Suppose that A is a square matrix and it has two distinct eigenvalues, lamda 1 and lamda 2. and that dim(E_lamda1)=n-1. Prove that A is diagonalizable.
Suppose that A is a square matrix and it has two distinct eigenvalues, lamda 1 and lamda 2. and that dim(E_lamda1)=n-1. Prove that A is diagonalizable.
GIVEN INFORMATION:
A is a square matrix ( n x n ).
A has two distinct eigenvalues, $\displaystyle \lambda_{1} $ and $\displaystyle \lambda_{2} $.
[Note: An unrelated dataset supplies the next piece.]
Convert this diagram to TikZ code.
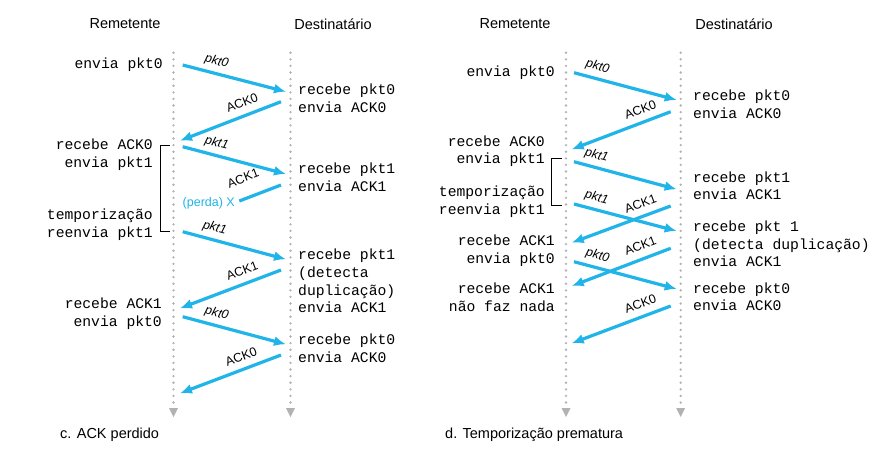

$\displaystyle dim(E_{\lambda_{1}}) = n-1 $
Proof:
For an n x n matrix, the dimensions of the eigenspaces must add up to n for the matrix to be diagonalizable. We are given $\displaystyle dim(E_{\lambda_{1}}) = n-1 $. Furthermore, we know that $\displaystyle dim(E_{\lambda_{2}}) \geq 1 $ and $\displaystyle dim(E_{\lambda_{1}}) + dim(E_{\lambda_{1}}) \leq n $. Thus, $\displaystyle dim(E_{\lambda_{2}}) = 1 $.
So, finally, $\displaystyle dim(E_{\lambda_{1}}) + dim(E_{\lambda_{2}}) = (n-1) + 1 = n $. We have proven that A is diagonalizable.
-Andy